Когда я слушаю аудиозапись беседы министра образования правительства области Анастасии Хребтовой, призывающей, через себя, через «не могу» директоров школ не просто прийти на выборы, не просто проголосовать за одну из партий, к которой правительство имеет непосредственное отношение, но и обеспечить явку их подчиненных, я слышу робкий голос Акакия Акакиевича. Более того, при всем уважении к министру, как к женщине, как к специалисту и как к гражданину, выражение ее лица на публичных мероприятиях последних дней еще больше укрепляет меня в этом ощущении.

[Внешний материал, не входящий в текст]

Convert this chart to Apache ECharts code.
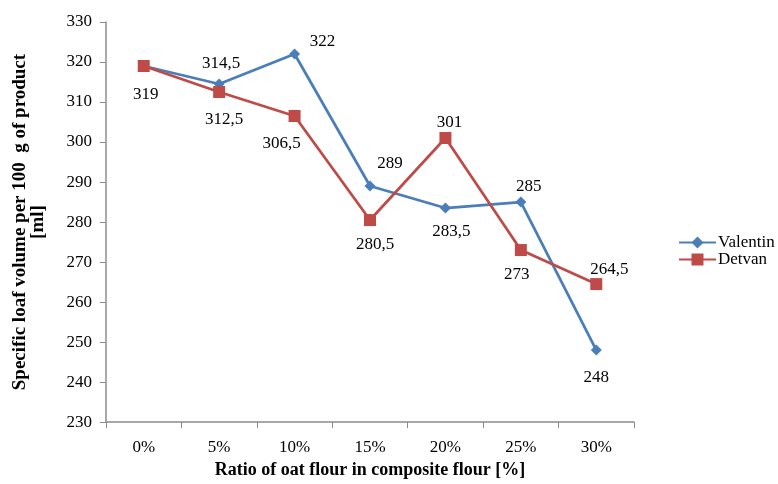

Когда я читаю комментарии руководителя областного управления Федеральной службы судебных приставов Алексея Хряпченко, подписавшего незаконный приказ, согласно которому в ближайшее воскресенье все приставы, а также технический персонал управления обязаны прийти на участки вместе со своими семьями, я вижу перед собой все того же сгорбленного Акакия Акакиевича. Он не пытается отпираться, он не хочет оправдываться. Только если вопросы корреспондентов слишком уж невыносимы, к примеру — о том, при чем тут семьи приставов, Алексей Хряпченко произносит: «Я не буду это комментировать». И вместо этой реплики я слышу гоголевское «оставьте меня, зачем вы меня обижаете?»

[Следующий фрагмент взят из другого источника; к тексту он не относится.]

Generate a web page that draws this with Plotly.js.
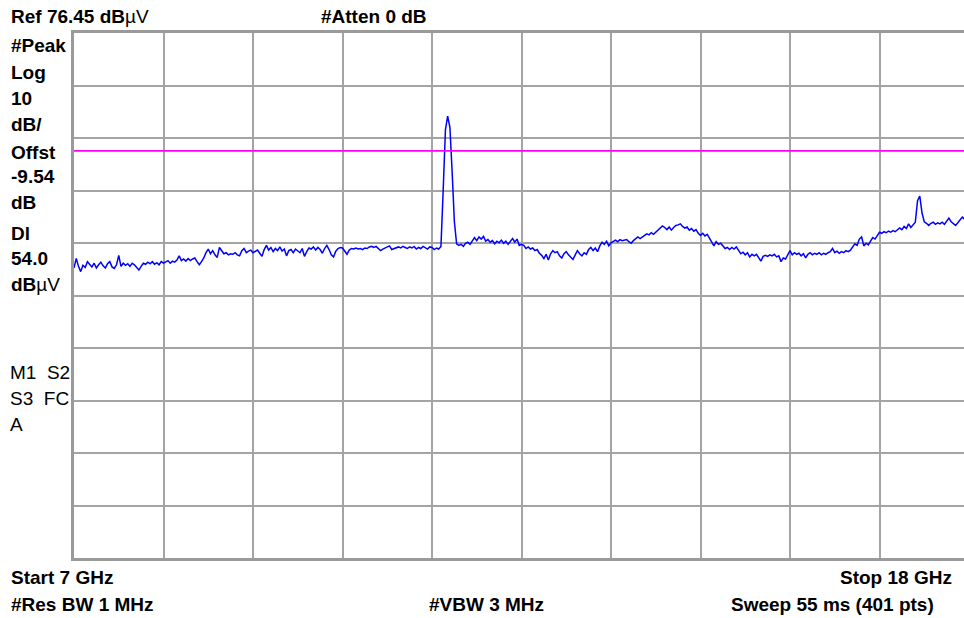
<!DOCTYPE html>
<html>
<head>
<meta charset="utf-8">
<script src="https://cdn.plot.ly/plotly-3.0.1.min.js"></script>
<style>html,body{margin:0;padding:0;background:#fff;}#chart{width:964px;height:618px;}</style>
</head>
<body>
<div id="chart"></div>
<script>
// Sweep settings
const startGHz = 7;
const stopGHz = 18;
const sweepPoints = 401;
const refLevel = 76.45;      // dBµV
const dbPerDiv = 10;
const displayLine = 54.0;    // dBµV

// Trace amplitude (dBµV), 401 points
const traceDbuV = [
31.7,33.5,32.0,31.0,32.2,31.8,32.9,32.4,31.9,32.6,31.7,32.3,32.8,32.1,31.7,32.5,32.9,31.9,31.6,32.3,
34.1,32.0,32.6,32.2,32.5,32.0,32.6,32.3,31.8,31.3,32.0,32.6,32.4,32.8,32.5,32.9,32.4,32.7,32.3,32.9,
32.6,32.9,33.1,32.6,33.0,32.8,33.2,34.0,33.1,33.4,33.0,33.5,33.1,33.4,33.6,32.9,32.3,32.9,33.6,34.6,
35.3,34.4,35.0,34.2,33.7,35.6,35.0,34.4,34.6,34.2,34.4,34.3,34.6,34.2,34.0,35.0,35.4,34.6,34.9,35.1,
34.6,34.8,35.1,34.5,33.9,35.2,36.0,35.1,35.6,34.8,35.4,35.0,35.7,34.9,35.3,34.0,35.0,35.2,34.6,35.3,
35.0,34.6,35.4,33.9,34.8,35.5,35.3,35.7,35.1,35.6,35.2,34.5,35.4,36.0,35.2,34.2,33.8,34.9,35.4,35.6,
35.5,35.0,34.3,35.1,35.4,35.3,35.5,35.3,35.4,35.2,35.5,35.4,35.7,35.8,35.6,35.8,35.4,35.0,35.3,35.5,
35.7,35.9,35.2,35.4,35.6,35.7,35.5,35.8,35.6,35.4,35.7,35.5,35.8,35.3,35.6,35.4,35.8,35.5,35.3,35.7,
35.6,35.2,35.5,35.3,35.8,46.5,58.0,60.6,58.5,50.0,40.5,36.3,36.0,36.2,35.8,36.4,36.6,36.2,36.8,37.5,
36.9,37.6,37.2,37.7,36.8,37.1,36.6,36.9,36.3,36.8,36.5,37.0,36.4,36.8,36.2,36.7,37.3,36.6,37.2,36.0,
36.2,36.0,35.4,35.7,35.3,35.5,35.0,35.2,34.5,34.1,33.5,34.3,33.2,34.4,35.0,34.6,34.8,34.0,33.6,34.4,
34.8,34.2,33.8,33.3,34.2,35.0,34.4,34.0,34.6,34.3,35.2,35.6,35.0,35.5,34.8,35.9,36.6,36.2,36.8,35.9,
36.5,36.8,37.0,36.7,37.1,36.9,37.0,37.1,36.7,36.4,36.9,37.2,37.6,37.3,37.6,37.9,38.2,38.0,38.4,38.1,
38.5,39.0,39.3,39.7,39.4,39.0,39.5,38.9,39.4,39.8,39.9,40.1,39.6,39.3,39.5,38.9,39.2,38.7,39.0,38.3,
37.9,38.3,37.8,38.1,37.4,36.6,35.9,36.7,36.2,36.4,35.8,35.4,35.6,35.2,35.6,35.3,35.7,35.0,34.4,34.7,
34.2,34.6,33.8,34.3,34.0,34.3,33.6,33.0,33.9,34.1,33.9,34.2,34.0,34.3,33.8,34.0,32.9,33.6,33.4,34.2,
35.0,34.2,34.6,34.3,34.5,34.0,34.4,33.6,34.3,34.6,34.2,34.5,34.3,34.6,34.2,34.5,34.3,34.6,34.8,35.4,
34.6,34.9,34.5,34.8,34.6,35.0,34.8,35.1,35.6,36.3,36.0,37.2,37.6,35.9,36.4,36.1,36.8,37.5,37.2,38.0,
38.5,38.3,38.6,38.4,38.7,38.5,38.8,38.6,38.9,39.3,39.0,39.6,39.2,40.1,39.4,39.9,40.4,44.5,45.4,42.2,
40.5,40.2,39.8,40.2,40.4,40.0,40.3,40.1,40.4,40.0,40.6,41.2,40.5,40.2,39.8,40.3,40.9,41.4,41.0,40.6,
40.8
];

// Screen annotation texts
const headerLeft = "<b>Ref 76.45 dB</b>µV";
const headerMid = "<b>#Atten 0 dB</b>";
const sideLabels = ["<b>#Peak</b>","<b>Log</b>","<b>10</b>","<b>dB/</b>","<b>Offst</b>","<b>-9.54</b>","<b>dB</b>","<b>Dl</b>","<b>54.0</b>","<b>dB</b>µV"];
const statusLabels = ["M1\u00A0\u00A0S2","S3\u00A0\u00A0FC","A"];
const footStart = "<b>Start 7 GHz</b>";
const footStop = "<b>Stop 18 GHz</b>";
const footRbw = "<b>#Res BW 1 MHz</b>";
const footVbw = "<b>#VBW 3 MHz</b>";
const footSweep = "<b>Sweep 55 ms (401 pts)</b>";

// Layout geometry (pixels)
const W = 964, H = 618;
const mL = 74, mR = 0, mT = 33, mB = 60;
const plotW = W - mL - mR, plotH = H - mT - mB;
const divPx = 89.5; // width of one horizontal division
const spanPerDiv = (stopGHz - startGHz) / 10;
const xMax = startGHz + plotW / divPx * spanPerDiv; // right part of screen is cut off

const freqs = traceDbuV.map((_, i) => startGHz + i * (stopGHz - startGHz) / (sweepPoints - 1));

function px(x){ return (x - mL) / plotW; }
function py(y){ return (H - mB - y) / plotH; }

const FONT = "Liberation Sans, Arial, sans-serif";
const annotations = [];
function addText(text, x, y, anchor){
  annotations.push({text: text, xref: 'paper', yref: 'paper', x: px(x), y: py(y),
    xanchor: anchor || 'left', yanchor: 'middle', showarrow: false,
    font: {family: FONT, size: 19, color: '#000'}});
}
addText(headerLeft, 9, 17);
addText(headerMid, 319, 17);
const sideY = [45, 72, 98, 124, 152, 177, 203, 233, 258, 284];
sideLabels.forEach((t, i) => addText(t, 9, sideY[i]));
const statusY = [372, 398, 425];
statusLabels.forEach((t, i) => addText(t, 8, statusY[i]));
addText(footStart, 9, 577);
addText(footStop, 954, 577, 'right');
addText(footRbw, 9, 604);
addText(footVbw, 427, 604);
addText(footSweep, 936, 604, 'right');

const data = [
  {x: freqs, y: traceDbuV, type: 'scatter', mode: 'lines',
   line: {color: '#0000ff', width: 1.5}, hoverinfo: 'skip'},
  {x: [startGHz, stopGHz], y: [displayLine, displayLine], type: 'scatter', mode: 'lines',
   line: {color: '#ff00ff', width: 1.6}, hoverinfo: 'skip'}
];

const layout = {
  width: W, height: H,
  margin: {l: mL, r: mR, t: mT, b: mB, pad: 0},
  paper_bgcolor: '#ffffff', plot_bgcolor: '#ffffff',
  showlegend: false,
  xaxis: {range: [startGHz, xMax], tick0: startGHz, dtick: spanPerDiv,
    showgrid: true, gridcolor: '#a4a4a4', gridwidth: 2,
    showticklabels: false, ticks: '', zeroline: false,
    showline: true, mirror: true, linecolor: '#9a9a9a', linewidth: 3},
  yaxis: {range: [refLevel - 10 * dbPerDiv, refLevel], tick0: refLevel, dtick: dbPerDiv,
    showgrid: true, gridcolor: '#a4a4a4', gridwidth: 2,
    showticklabels: false, ticks: '', zeroline: false,
    showline: true, mirror: false, linecolor: '#9a9a9a', linewidth: 3},
  annotations: annotations
};

Plotly.newPlot('chart', data, layout, {staticPlot: true, displayModeBar: false});
</script>
</body>
</html>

Судьбы этих людей, а также — десятков тысяч подобных им, поставленных в унизительные условия, но еще сохранивших способность ощущать это унижение, достойны всяческого сожаления. Они, благодаря какой-то особенно изощренной усмешке судьбы, неспособны ни смириться со своей функцией, ни пойти поперек неё. События последних месяцев — все эти освистывания премьер-министра страны, чрезмерно резкие публикации даже в традиционно лояльных изданиях, скидывания агитаторов в реку Мойку (привет, Николай Васильевич!) заставляют задуматься о том, что политическая ситуация в стране сохраняется в нынешнем её виде именно благодаря этим людям.

Ведь они достаточно образованы, не бесталанны, обладают определенным влиянием и, по крайней мере, осознают всю печаль того положения, которое с одной стороны сделало их своими заложниками, а с другой — укрепляется благодаря их действиям. Но не могут сделать ничего иного, кроме как заниматься «своим делом». Возможно, причина в прошлом. Когда-то в молодости над ними шутили, им сыпали на головы бумажки, в итоге они выбрали себе эту вот скорбную юдоль, однако же не растеряли способности внутренне содрогаться от осознания её скорби.

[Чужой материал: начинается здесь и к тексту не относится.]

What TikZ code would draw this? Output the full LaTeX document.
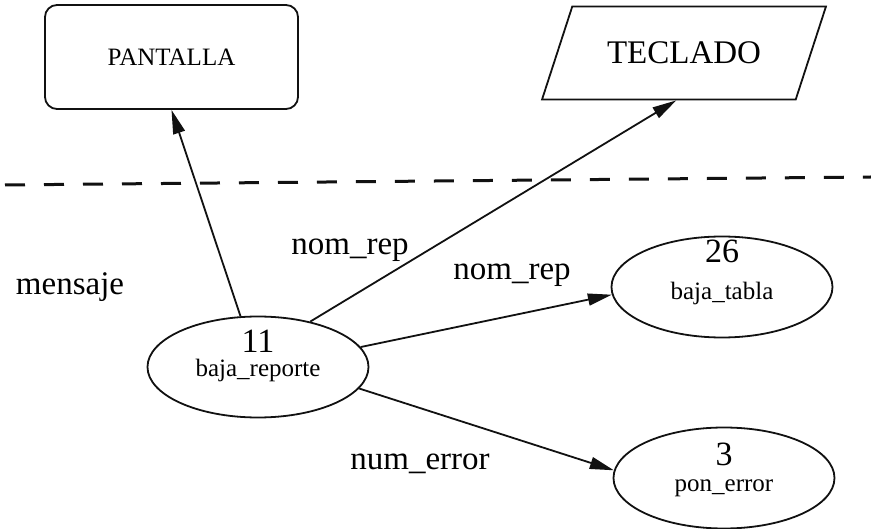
\documentclass[tikz,border=0pt]{standalone}
\usepackage{fontspec}
\setmainfont{Liberation Serif}
\usepackage{xcolor}
\definecolor{diaInk}{HTML}{111111}
\usepackage{tikz}
\usetikzlibrary{shapes.geometric,arrows.meta,positioning,calc}
\tikzset{
    screen/.style={
        draw=diaInk,
        rectangle,
        rounded corners=12pt,
        line width=1.8pt,
        minimum width=253pt,
        minimum height=104pt,
        font=\fontsize{25}{25}\selectfont
    },
    keyboard/.style={
        draw=diaInk,
        trapezium,
        trapezium left angle=53,
        trapezium right angle=127,
        trapezium stretches=true,
        line width=1.8pt,
        minimum width=284pt,
        minimum height=93pt,
        font=\fontsize{33}{33}\selectfont
    },
    process/.style={
        draw=diaInk,
        ellipse,
        line width=1.8pt,
        minimum width=221pt,
        minimum height=101pt,
        inner sep=0pt,
        align=center,
        font=\fontsize{25}{25}\selectfont
    },
    arrow/.style={
        -{Triangle[length=24pt,width=12pt]},
        line width=1.8pt,
        color=diaInk
    },
    flowlabel/.style={
        font=\fontsize{33}{33}\selectfont,
        anchor=base,
        inner sep=0pt
    },
    boundary/.style={
        line width=3pt,
        dash pattern=on 20pt off 19pt,
        dash phase=34pt,
        color=diaInk
    }
}
\newcommand{\procnum}[1]{{\fontsize{34}{34}\selectfont #1}}

\begin{document}
\begin{tikzpicture}[x=1pt,y=-1pt]
    \useasboundingbox (0,0) rectangle (871,529);

    % external entities
    \node[screen] (pantalla) at (171.5,57) {PANTALLA};
    \node[keyboard] (teclado) at (684,53) {TECLADO};

    % system boundary
    \coordinate (limleft) at (0,185);
    \coordinate (limright) at (871,177);
    \draw[boundary] (limleft) -- (limright);

    % processes
    \node[process, text height=40pt, text depth=20pt] (reporte) at (258,367) {\procnum{11}\\[-1pt]baja\_reporte};
    \node[process, text height=40pt, text depth=14pt] (tabla) at (722,287) {\procnum{26}\\[12pt]baja\_tabla};
    \node[process, text height=40pt, text depth=12pt] (error) at (724,478) {\procnum{3}\\[2pt]pon\_error};

    % flows
    \draw[arrow] (reporte.109) -- (pantalla.south);
    \draw[arrow] (reporte.41) -- ($(teclado.bottom left corner)!0.53!(teclado.bottom right corner)$);
    \draw[arrow] (reporte.11) -- (tabla.184);
    \draw[arrow] (reporte.-12) -- (error.176);

    % flow names
    \node[flowlabel] (lblmensaje) at (70,295) {mensaje};
    \node[flowlabel] (lblnomrep) at (350,255) {nom\_rep};
    \node[flowlabel] (lblnomrepb) at (512,280) {nom\_rep};
    \node[flowlabel] (lblnumerror) at (420,470) {num\_error};
\end{tikzpicture}
\end{document}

При всей своей услужливости, при всем своем стремлении аккуратно переписывать поданные сверху бумажки, Акакий Акакиевич, как известно, пал жертвой собственной мечты. Шинель, о которой он так грезил, была украдена некими злодеями, а система, в которую он столь истово пытался встроиться, рявкнула на него так громко, что он пришел домой, затосковал, да вскоре и умер. А опосля отправился на заснеженные улицы Питера, мертвецом в старом поношенном вицмундире, чтобы хватать иных чиновников за плечи и требовать с них свою мечту — свою шинель.

Нам же остается надеяться, что мечты у наших чиновников — конечно, тех, кто еще не растерял окончательно способности различать добро и зло — не скукожились до пределов какой-нибудь там шинели, или служебной иномарки с подогревом сидений, панелями «под дерево» и аудиосистемой 5.1. Потому что финал их закономерен и тщательно описан классиком, пусть и сжегшим в безумном предсмертном припадке второй том «Мертвых душ». Оказаться в заснеженном Калининграде, наводненном хватающими за плечи чиновниками-мертвецами в вицмундирах, как-то уж совсем не хочется. По крайней мере — за месяц до Нового года.